Peruvian police battle illegal mining in a bid to save the rainforest
Armed police in Peru have torched an illegal gold mine and displaced hundreds of workers who were responsible for destroying vast swathes of rainforest.
The unprecedented swoop on the settlement in La Pampa, located in the south eastern Madre de Dios region saw officials incinerate food shops, brothels and tarpaulin nightclubs set up for workers in the area.
La Pampa is the latest target of a government task force assembled to tackle illegal mining, which is responsible for polluting the environment and leaving the rainforest as a barren wasteland poisoned by mercury – a devastating legacy of the technique used to isolate gold from mud.

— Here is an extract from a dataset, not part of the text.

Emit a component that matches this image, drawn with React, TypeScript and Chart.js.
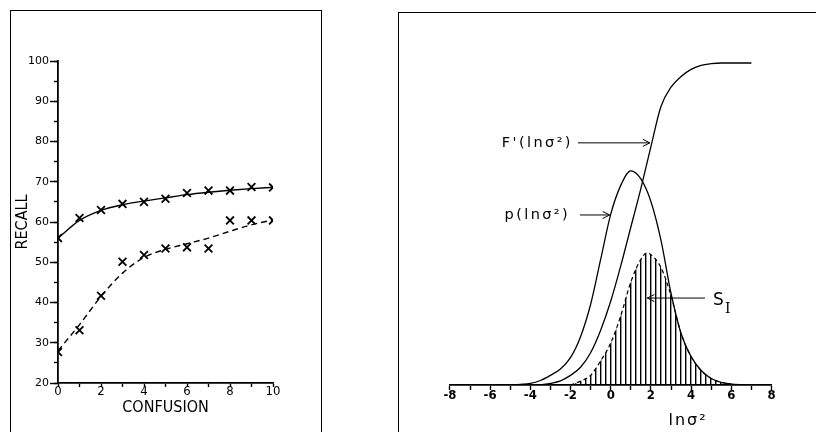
import React, { useEffect, useRef } from "react";
import { Chart, registerables } from "chart.js";

Chart.register(...registerables);

// ---------- Left panel data ----------
const confusion = [0, 1, 2, 3, 4, 5, 6, 7, 8, 9, 10];
const recallSolidMarks = [56, 61, 63, 64.5, 65, 65.8, 67.2, 67.8, 67.8, 68.7, 68.6];
const recallSolidFit = [56, 60.4, 62.9, 64.3, 65.2, 66.0, 66.8, 67.4, 67.9, 68.3, 68.6];
const recallDashedMarks = [27.7, 33.1, 41.7, 50.1, 51.8, 53.4, 53.7, 53.4, 60.4, 60.4, 60.4];
const recallDashedFit = [28, 34.5, 41.5, 47.3, 51.2, 53.2, 54.6, 56.0, 57.7, 59.3, 60.5];

// ---------- Right panel data ----------
const lnSigmaF = [-3.5, -3, -2.5, -2, -1.5, -1, -0.5, 0, 0.5, 1, 1.5, 2, 2.5, 3, 3.5, 4, 4.5, 5, 5.5, 6, 6.5, 7];
const fPrime = [0, 0.005, 0.013, 0.03, 0.055, 0.1, 0.17, 0.26, 0.37, 0.49, 0.61, 0.74, 0.865, 0.925, 0.958, 0.98, 0.993, 0.998, 1, 1, 1, 1];

const lnSigmaP = [-5, -4.5, -4, -3.5, -3, -2.5, -2, -1.5, -1, -0.5, 0, 0.5, 1, 1.5, 2, 2.5, 3, 3.5, 4, 4.5, 5, 5.5, 6, 6.5, 7];
const pDensity = [0, 0.002, 0.005, 0.014, 0.03, 0.05, 0.085, 0.15, 0.25, 0.39, 0.53, 0.62, 0.665, 0.64, 0.57, 0.45, 0.285, 0.16, 0.088, 0.045, 0.02, 0.008, 0.003, 0.001, 0];

const lnSigmaS = [-2, -1.5, -1, -0.5, 0, 0.5, 1, 1.5, 1.8, 2, 2.5, 3, 3.5, 4, 4.5, 5, 5.5, 6];
const sI = [0, 0.012, 0.03, 0.075, 0.13, 0.215, 0.32, 0.39, 0.41, 0.405, 0.365, 0.278, 0.16, 0.088, 0.045, 0.02, 0.008, 0.003];

// annotation anchors (data coordinates of the right panel)
const notes = {
  fText: { text: "F'(lnσ²)", x: -1.88, y: 0.752 },
  fArrow: { from: -1.63, to: 1.95, y: 0.752 },
  pText: { text: "p(lnσ²)", x: -2.02, y: 0.528 },
  pArrow: { from: -1.53, to: -0.05, y: 0.528 },
  sArrow: { from: 4.69, to: 1.82, y: 0.27 },
  sText: { x: 5.09, y: 0.262 },
  axisTitle: { text: "lnσ²", x: 3.85, y: -0.11 },
};

const W = 816;
const H = 432;
const BLACK = "#000";
const NARROW = "'DejaVu Sans Condensed', 'Liberation Sans Narrow', 'DejaVu Sans', sans-serif";
const SANS = "'DejaVu Sans', sans-serif";

const xy = (xs: number[], ys: number[]) => xs.map((x, i) => ({ x, y: ys[i] }));

function arrow(ctx: CanvasRenderingContext2D, x1: number, x2: number, y: number) {
  ctx.save();
  ctx.strokeStyle = BLACK;
  ctx.lineWidth = 1;
  ctx.beginPath();
  ctx.moveTo(x1, y);
  ctx.lineTo(x2, y);
  const dir = x2 > x1 ? -1 : 1;
  ctx.moveTo(x2 + dir * 7, y - 3.5);
  ctx.lineTo(x2, y);
  ctx.lineTo(x2 + dir * 7, y + 3.5);
  ctx.stroke();
  ctx.restore();
}

export default function App() {
  const leftRef = useRef<HTMLCanvasElement>(null);
  const rightRef = useRef<HTMLCanvasElement>(null);

  useEffect(() => {
    const lc = leftRef.current!;
    const rc = rightRef.current!;

    const markerSet = (ys: number[]) => ({
      data: xy(confusion, ys),
      showLine: false,
      pointStyle: "crossRot",
      pointRadius: 5.5,
      pointBorderWidth: 1.8,
      pointBorderColor: BLACK,
      borderColor: BLACK,
    });

    const left = new Chart(lc, {
      type: "line",
      data: {
        datasets: [
          {
            data: xy(confusion, recallSolidFit),
            borderColor: BLACK,
            borderWidth: 1.4,
            pointRadius: 0,
            cubicInterpolationMode: "monotone",
            fill: false,
          },
          markerSet(recallSolidMarks),
          {
            data: xy(confusion, recallDashedFit),
            borderColor: BLACK,
            borderWidth: 1.4,
            borderDash: [6, 4],
            pointRadius: 0,
            cubicInterpolationMode: "monotone",
            fill: false,
          },
          markerSet(recallDashedMarks),
        ],
      },
      options: {
        responsive: false,
        animation: false,
        events: [],
        layout: { padding: { left: 0, top: 61, right: W - 273, bottom: 0 } },
        plugins: { legend: { display: false }, tooltip: { enabled: false } },
        scales: {
          x: {
            type: "linear",
            min: 0,
            max: 10,
            afterFit: (s: any) => {
              s.height = H - 383;
            },
            grid: { drawOnChartArea: false, tickLength: 4, tickColor: BLACK, tickWidth: 1.4 },
            border: { display: true, color: BLACK, width: 1.8 },
            ticks: {
              stepSize: 1,
              autoSkip: false,
              maxRotation: 0,
              color: BLACK,
              padding: -2,
              font: { family: NARROW, size: 13, lineHeight: 1 },
              callback: (v: any) => (Number(v) % 2 === 0 ? String(v) : ""),
            },
            title: {
              display: true,
              text: "CONFUSION",
              color: BLACK,
              font: { family: NARROW, size: 16, lineHeight: 1.2 },
              padding: { top: 0, bottom: 14.4 },
            },
          },
          y: {
            type: "linear",
            min: 20,
            max: 100,
            position: "left",
            weight: 1,
            afterFit: (s: any) => {
              s.width = 58;
            },
            grid: { drawOnChartArea: false, tickLength: 8, tickColor: BLACK, tickWidth: 1.4 },
            border: { display: true, color: BLACK, width: 1.8 },
            ticks: {
              stepSize: 10,
              color: BLACK,
              padding: 1,
              font: { family: SANS, size: 11 },
            },
            title: {
              display: true,
              text: "RECALL",
              color: BLACK,
              font: { family: NARROW, size: 16, lineHeight: 1.2 },
              padding: { top: 13.4, bottom: 0 },
            },
          },
          y2: {
            type: "linear",
            min: 20,
            max: 100,
            position: "left",
            weight: 0,
            afterFit: (s: any) => {
              s.width = 0;
            },
            grid: { drawOnChartArea: false, tickLength: 4, tickColor: BLACK, tickWidth: 1.4 },
            border: { display: false },
            ticks: { stepSize: 5, display: false },
          },
        },
      },
    } as any);

    // hatch pattern for S_I area
    const pc = document.createElement("canvas");
    pc.width = 5;
    pc.height = 5;
    const pctx = pc.getContext("2d")!;
    pctx.fillStyle = "#000";
    pctx.fillRect(0, 0, 1, 5);
    pctx.fillStyle = "rgba(0,0,0,0.4)";
    pctx.fillRect(1, 0, 1, 5);
    const hatch = rc.getContext("2d")!.createPattern(pc, "repeat");

    const notesPlugin = {
      id: "notes",
      afterDatasetsDraw(chart: any) {
        const { ctx } = chart;
        const xs = chart.scales.x;
        const ys = chart.scales.y;
        const px = (v: number) => xs.getPixelForValue(v);
        const py = (v: number) => ys.getPixelForValue(v);
        ctx.save();
        ctx.fillStyle = BLACK;
        ctx.textBaseline = "middle";
        (ctx as any).letterSpacing = "2.4px";
        ctx.font = `14.5px ${SANS}`;
        ctx.textAlign = "right";
        ctx.fillText(notes.fText.text, px(notes.fText.x), py(notes.fText.y));
        ctx.fillText(notes.pText.text, px(notes.pText.x), py(notes.pText.y));
        (ctx as any).letterSpacing = "0px";
        arrow(ctx, px(notes.fArrow.from), px(notes.fArrow.to), py(notes.fArrow.y));
        arrow(ctx, px(notes.pArrow.from), px(notes.pArrow.to), py(notes.pArrow.y));
        arrow(ctx, px(notes.sArrow.from), px(notes.sArrow.to), py(notes.sArrow.y));
        // S with subscript I
        ctx.textAlign = "left";
        ctx.font = `17px ${SANS}`;
        const sx = px(notes.sText.x);
        const sy = py(notes.sText.y);
        ctx.fillText("S", sx, sy);
        ctx.font = `14px 'DejaVu Serif', serif`;
        ctx.fillText("I", sx + 12, sy + 9);
        // axis title
        (ctx as any).letterSpacing = "2px";
        ctx.font = `16px ${SANS}`;
        ctx.textAlign = "center";
        ctx.fillText(notes.axisTitle.text, px(notes.axisTitle.x), py(notes.axisTitle.y));
        ctx.restore();
      },
    };

    const right = new Chart(rc, {
      type: "line",
      data: {
        datasets: [
          {
            data: xy(lnSigmaS, sI),
            borderColor: BLACK,
            borderWidth: 1.2,
            borderDash: [4, 3],
            pointRadius: 0,
            cubicInterpolationMode: "monotone",
            fill: "origin",
            backgroundColor: hatch,
          },
          {
            data: xy(lnSigmaP, pDensity),
            borderColor: BLACK,
            borderWidth: 1.3,
            pointRadius: 0,
            cubicInterpolationMode: "monotone",
            fill: false,
          },
          {
            data: xy(lnSigmaF, fPrime),
            borderColor: BLACK,
            borderWidth: 1.3,
            pointRadius: 0,
            cubicInterpolationMode: "monotone",
            fill: false,
          },
        ],
      },
      options: {
        responsive: false,
        animation: false,
        events: [],
        layout: { padding: { left: 449.9, top: 385 - 1.1 * 322, right: W - 771.5, bottom: 0 } },
        plugins: { legend: { display: false }, tooltip: { enabled: false } },
        scales: {
          x: {
            type: "linear",
            min: -8,
            max: 8,
            afterFit: (s: any) => {
              s.height = H - 385;
            },
            grid: { drawOnChartArea: false, tickLength: 5, tickColor: BLACK, tickWidth: 1.4 },
            border: { display: true, color: BLACK, width: 1.8 },
            ticks: {
              stepSize: 1,
              autoSkip: false,
              maxRotation: 0,
              color: BLACK,
              padding: -1,
              font: { family: NARROW, size: 13, weight: "bold", lineHeight: 1 },
              callback: (v: any) => (Number(v) % 2 === 0 ? String(v) : ""),
            },
          },
          y: { type: "linear", display: false, min: 0, max: 1.1 },
        },
      },
      plugins: [notesPlugin],
    } as any);

    return () => {
      left.destroy();
      right.destroy();
    };
  }, []);

  const canvasStyle: React.CSSProperties = { position: "absolute", left: 0, top: 0 };

  return (
    <div
      style={{
        position: "fixed",
        left: 0,
        top: 0,
        width: W,
        height: H,
        overflow: "hidden",
        background: "#fff",
      }}
    >
      <div
        style={{
          position: "absolute",
          left: 10,
          top: 10,
          width: 312,
          height: 450,
          border: "1px solid #000",
          boxSizing: "border-box",
        }}
      />
      <div
        style={{
          position: "absolute",
          left: 398,
          top: 12,
          width: 440,
          height: 450,
          border: "1px solid #000",
          boxSizing: "border-box",
        }}
      />
      <canvas ref={leftRef} width={W} height={H} style={canvasStyle} />
      <canvas ref={rightRef} width={W} height={H} style={canvasStyle} />
    </div>
  );
}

The amount of mercury found in people was 22 times higher than the World Health Organisation's recommended level.
The task force is mandated with destroying 55 illegitimate settlements, dynamiting machinery and disconnecting gas supplies.
Watching her home turn to cinders on the edge of the forest, Mariala Valdez told The Mirror: "We are not treated like humans, we are being treated worse than animals. What are we going to do now?
"We have nowhere to live and no way of supporting ourselves.
"They do not care though.
"The fact hundreds of us have been left so damaged by the conditions doesn't mean a thing," she added.
In the last 10 years, about 230 square miles of rainforest has been destroyed in the Madre de Dios area alone.
The full extent of the devastation caused by illegal mining only became apparent two years ago when a team of researchers from the Carnegie Institution for Science in Washington DC, and Peru's Ministry of the Environment used satellite imagery to chart the environmental annihilation.
Environment Minister Manuel Pulgar-Vidal said: "It is terrible for the nearly irremediable wounds it causes to the forest."